The goal is to extract the intensity contributed by the sample. The steps are:
- Separate integrated intensities corresponding to buffer+sample from those corresponding to buffer only
- Estimate the buffer and the sample + buffer intensities by averaging the selected integrated intensities
- Remove the buffer background from sample + buffer
Part I¶
import numpy as np
Load data¶
Load intensities I from the intensities.npy
file and q values from the q.txt
file.
intensities = # TODO
q = # TODO
Plot data¶
%matplotlib widget
# This requires ipympl
# Or for non-interactive plots: %matplotlib inline
from matplotlib import pyplot as plt
# Plot the intensities
import matplotlib.colors as colors
fig = plt.figure()
plt.imshow(intensities, norm=colors.LogNorm(), aspect="auto")

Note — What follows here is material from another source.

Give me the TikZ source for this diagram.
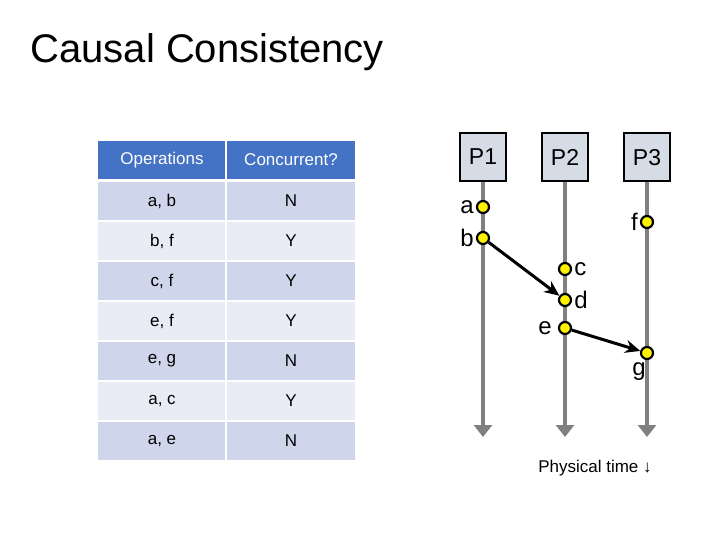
\documentclass[tikz,border=0pt]{standalone}
\usepackage{fontspec}
\setmainfont{Liberation Sans}
\usetikzlibrary{arrows.meta}
\definecolor{hdr}{HTML}{4472C4}
\definecolor{rowA}{HTML}{CFD5EA}
\definecolor{rowB}{HTML}{E9EBF5}
\definecolor{pbox}{HTML}{D6DCE5}
\definecolor{tl}{HTML}{808080}
\begin{document}
\begin{tikzpicture}[x=1pt,y=-1pt,
  cell/.style={draw=white,line width=2pt,minimum width=130pt,minimum height=40pt,inner sep=0pt,font=\fontsize{17}{19}\selectfont},
  proc/.style={draw=black,line width=2.2pt,fill=pbox,minimum width=46pt,minimum height=48pt,font=\fontsize{23}{25}\selectfont,text depth=0pt},
  tline/.style={draw=tl,line width=4pt,-{Triangle[length=12pt,width=18pt]}},
  ev/.style={circle,draw=black,fill=yellow,line width=2.2pt,minimum size=12pt,inner sep=0pt},
  lab/.style={font=\fontsize{24}{26}\selectfont,inner sep=2pt},
  msg/.style={draw=black,line width=3pt,-{Stealth[length=15pt,width=13pt]}}]
\useasboundingbox (0,0) rectangle (720,540);
\node[anchor=west,font=\fontsize{40}{44}\selectfont] (title) at (27,52) {Causal Consistency};
% table
\node[cell,fill=hdr,text=white] (h1) at (162,160) {Operations};
\node[cell,fill=hdr,text=white] (h2) at (291,160) {Concurrent?};
\foreach \i/\o/\c in {0/{a, b}/N,1/{b, f}/Y,2/{c, f}/Y,3/{e, f}/Y,4/{e, g}/N,5/{a, c}/Y,6/{a, e}/N}{
  \pgfmathsetmacro{\yy}{201+40*\i}
  \pgfmathparse{mod(\i,2)==0?"rowA":"rowB"}\edef\rc{\pgfmathresult}
  \node[cell,fill=\rc] (o\i) at (162,\yy) {\o};
  \node[cell,fill=\rc] (c\i) at (291,\yy) {\c};
}
% processes
\node[proc] (p1) at (483,157) {P1};
\node[proc] (p2) at (565,157) {P2};
\node[proc] (p3) at (647,157) {P3};
\coordinate (e1) at (483,437);
\coordinate (e2) at (565,437);
\coordinate (e3) at (647,437);
\draw[tline] (p1.south) -- (e1);
\draw[tline] (p2.south) -- (e2);
\draw[tline] (p3.south) -- (e3);
\node[ev,label={[lab]left:a}] (a) at (483,207) {};
\node[ev,label={[lab]left:b}] (b) at (483,238) {};
\node[ev,label={[lab]left:f}] (f) at (647,222) {};
\node[ev,label={[lab]right:c}] (c) at (565,269) {};
\node[ev,label={[lab]right:d}] (d) at (565,300) {};
\node[ev,label={[lab,xshift=-4pt]left:e}] (e) at (565,328) {};
\node[ev,label={[lab,xshift=-8pt]below:g}] (g) at (647,353) {};
\draw[msg] (b) -- (d);
\draw[msg] (e) -- (g);
\node[font=\fontsize{17}{19}\selectfont] (pt) at (595,468) {Physical time ↓};
\end{tikzpicture}
\end{document}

# Note: with latest version of matplotlib:
# plt.imshow(intensities, norm="log", aspect="auto")
# Plot one curve
fig = plt.figure()
plt.plot(q, intensities[0])
plt.yscale("log") # Use logarithmic scale for y axis
Part II¶
Average of all azimuthal integrations¶
Compute the averaged intensity over intensities
for each value of q
intensities_mean = # TODO
fig = plt.figure()
plt.plot(q, intensities_mean)
plt.xlabel("q")
plt.ylabel("I")
plt.yscale("log")
plt.title("Average intensity") # Add a title to the plot
Note: This is not meaningful, the buffer and sample + buffer cases should be separated.

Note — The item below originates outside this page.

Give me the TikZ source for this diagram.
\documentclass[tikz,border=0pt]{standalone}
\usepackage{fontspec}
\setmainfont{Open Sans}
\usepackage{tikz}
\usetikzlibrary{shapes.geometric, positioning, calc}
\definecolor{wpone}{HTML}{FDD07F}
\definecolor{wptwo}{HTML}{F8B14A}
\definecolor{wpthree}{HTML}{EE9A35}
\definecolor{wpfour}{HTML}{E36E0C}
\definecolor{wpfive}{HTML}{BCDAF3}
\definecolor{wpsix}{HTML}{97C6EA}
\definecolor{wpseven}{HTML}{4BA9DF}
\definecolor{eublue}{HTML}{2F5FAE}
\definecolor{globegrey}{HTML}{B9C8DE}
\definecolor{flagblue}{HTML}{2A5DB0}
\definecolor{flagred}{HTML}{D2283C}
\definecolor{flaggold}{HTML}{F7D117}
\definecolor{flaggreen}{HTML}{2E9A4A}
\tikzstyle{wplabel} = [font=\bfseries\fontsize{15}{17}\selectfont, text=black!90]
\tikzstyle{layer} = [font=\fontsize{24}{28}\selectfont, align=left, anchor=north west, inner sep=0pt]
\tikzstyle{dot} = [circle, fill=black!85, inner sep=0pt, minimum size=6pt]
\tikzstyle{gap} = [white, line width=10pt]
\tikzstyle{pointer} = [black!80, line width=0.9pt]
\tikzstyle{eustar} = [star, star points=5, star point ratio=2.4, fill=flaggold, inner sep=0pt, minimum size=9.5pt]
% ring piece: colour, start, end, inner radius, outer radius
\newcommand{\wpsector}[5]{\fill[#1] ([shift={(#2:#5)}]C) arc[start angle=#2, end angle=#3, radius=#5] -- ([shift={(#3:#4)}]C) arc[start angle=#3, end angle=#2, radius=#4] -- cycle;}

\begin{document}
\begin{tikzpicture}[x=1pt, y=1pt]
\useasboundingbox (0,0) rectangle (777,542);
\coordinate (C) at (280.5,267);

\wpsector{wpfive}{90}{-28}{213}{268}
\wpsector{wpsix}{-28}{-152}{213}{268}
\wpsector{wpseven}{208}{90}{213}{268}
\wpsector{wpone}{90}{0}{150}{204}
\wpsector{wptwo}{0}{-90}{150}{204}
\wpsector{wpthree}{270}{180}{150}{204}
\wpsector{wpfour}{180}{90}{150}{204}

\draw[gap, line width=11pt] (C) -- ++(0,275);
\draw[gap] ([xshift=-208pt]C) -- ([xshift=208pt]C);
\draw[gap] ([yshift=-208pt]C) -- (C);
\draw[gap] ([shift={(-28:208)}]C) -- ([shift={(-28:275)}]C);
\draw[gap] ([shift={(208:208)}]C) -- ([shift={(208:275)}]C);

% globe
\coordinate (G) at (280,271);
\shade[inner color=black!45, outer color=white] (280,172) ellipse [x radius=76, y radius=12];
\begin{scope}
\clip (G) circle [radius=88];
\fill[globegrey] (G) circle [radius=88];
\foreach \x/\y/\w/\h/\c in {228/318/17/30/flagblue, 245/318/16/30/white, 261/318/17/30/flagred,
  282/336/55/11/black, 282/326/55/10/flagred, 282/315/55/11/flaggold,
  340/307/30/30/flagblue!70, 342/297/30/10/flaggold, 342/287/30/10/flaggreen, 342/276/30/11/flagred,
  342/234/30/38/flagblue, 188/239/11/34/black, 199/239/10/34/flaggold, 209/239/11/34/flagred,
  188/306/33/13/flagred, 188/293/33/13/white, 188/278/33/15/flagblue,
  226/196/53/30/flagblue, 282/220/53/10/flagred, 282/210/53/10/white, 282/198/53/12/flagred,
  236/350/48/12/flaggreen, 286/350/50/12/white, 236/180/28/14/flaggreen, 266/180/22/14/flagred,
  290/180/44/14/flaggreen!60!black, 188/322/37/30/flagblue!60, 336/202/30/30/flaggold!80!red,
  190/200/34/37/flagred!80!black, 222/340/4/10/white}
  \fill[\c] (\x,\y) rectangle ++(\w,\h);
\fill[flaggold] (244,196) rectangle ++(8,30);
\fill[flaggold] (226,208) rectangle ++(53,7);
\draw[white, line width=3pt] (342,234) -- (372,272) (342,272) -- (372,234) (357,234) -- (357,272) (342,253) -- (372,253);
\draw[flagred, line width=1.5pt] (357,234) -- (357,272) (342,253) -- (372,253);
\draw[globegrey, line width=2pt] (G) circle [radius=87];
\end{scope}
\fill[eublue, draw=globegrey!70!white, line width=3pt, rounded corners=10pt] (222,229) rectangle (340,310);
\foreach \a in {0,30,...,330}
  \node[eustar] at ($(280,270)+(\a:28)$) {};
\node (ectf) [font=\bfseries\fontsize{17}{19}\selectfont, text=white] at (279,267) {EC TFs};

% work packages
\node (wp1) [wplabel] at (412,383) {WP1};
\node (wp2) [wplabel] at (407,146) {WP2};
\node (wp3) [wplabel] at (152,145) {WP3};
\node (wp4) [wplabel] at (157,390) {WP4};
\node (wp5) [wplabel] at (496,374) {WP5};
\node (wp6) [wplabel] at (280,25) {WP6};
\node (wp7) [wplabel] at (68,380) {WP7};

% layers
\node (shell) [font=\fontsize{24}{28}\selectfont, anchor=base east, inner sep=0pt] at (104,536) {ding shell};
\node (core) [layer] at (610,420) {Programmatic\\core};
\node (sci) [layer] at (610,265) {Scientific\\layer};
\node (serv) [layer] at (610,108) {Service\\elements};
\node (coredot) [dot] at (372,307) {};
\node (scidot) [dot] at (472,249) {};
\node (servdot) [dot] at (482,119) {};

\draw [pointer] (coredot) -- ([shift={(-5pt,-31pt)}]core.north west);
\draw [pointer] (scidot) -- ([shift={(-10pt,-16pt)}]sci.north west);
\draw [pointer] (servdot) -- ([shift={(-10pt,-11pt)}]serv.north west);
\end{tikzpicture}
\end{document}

Summed intensity of each azimuthal integration¶
Compute the sum of each row of the intensities
data
intensities_per_frame = # TODO
fig = plt.figure()
plt.plot(intensities_per_frame)
plt.xlabel("Frame ID")
plt.ylabel("I")
Part III¶
Separate sample + buffer from buffer only¶
Select buffer and sample + buffer intensities by using a threshold over intensities_per_frame
.
buffer = # TODO
sample_buffer = # TODO
print("buffer shape:", buffer.shape, "sample_buffer shape:", sample_buffer.shape)
Average sample + buffer and buffer intensities¶
Compute the average of azimuthal integrations of buffer
for each q
.
buffer_mean = # TODO
Do the same for sample_buffer
.
sample_buffer_mean = # TODO
fig = plt.figure()
plt.plot(q, buffer_mean, 'black', q, sample_buffer_mean, 'red')
plt.title("buffer and sample + buffer average")
plt.xlabel("q")
plt.ylabel("I")
plt.yscale("log")
Remove buffer background¶
Compute the different between sample_buffer_mean
and buffer_mean
.
sample = # TODO
fig = plt.figure()
plt.plot(q, sample)
plt.yscale("log")
Solution¶
...
# Part I
import numpy as np
# Load data
intensities = np.load("intensities.npy")
q = np.loadtxt("q.txt")
# Part II
# Average of all azimuthal integrations
intensities_mean = np.mean(intensities, axis=0)
# Summed intensity of each azimuthal integration
intensities_per_frame = np.sum(intensities, axis=1)
# Part III
# Separate sample + buffer from buffer only
# 1. with thresholds
buffer_mask = intensities_per_frame < 32500
buffer = intensities[buffer_mask]
sample_buffer_mask = frames_intensities > 33000
sample_buffer = intensities[sample_buffer_mask]
# 2. With slicing
buffer = intensities[:200]
sample_buffer = intensities[270:340]
# Average sample + buffer and buffer intensities
buffer_mean = np.mean(buffer, axis=0)
sample_buffer_mean = np.mean(sample_buffer, axis=0)
# Remove buffer background
sample = sample_buffer_mean - buffer_mean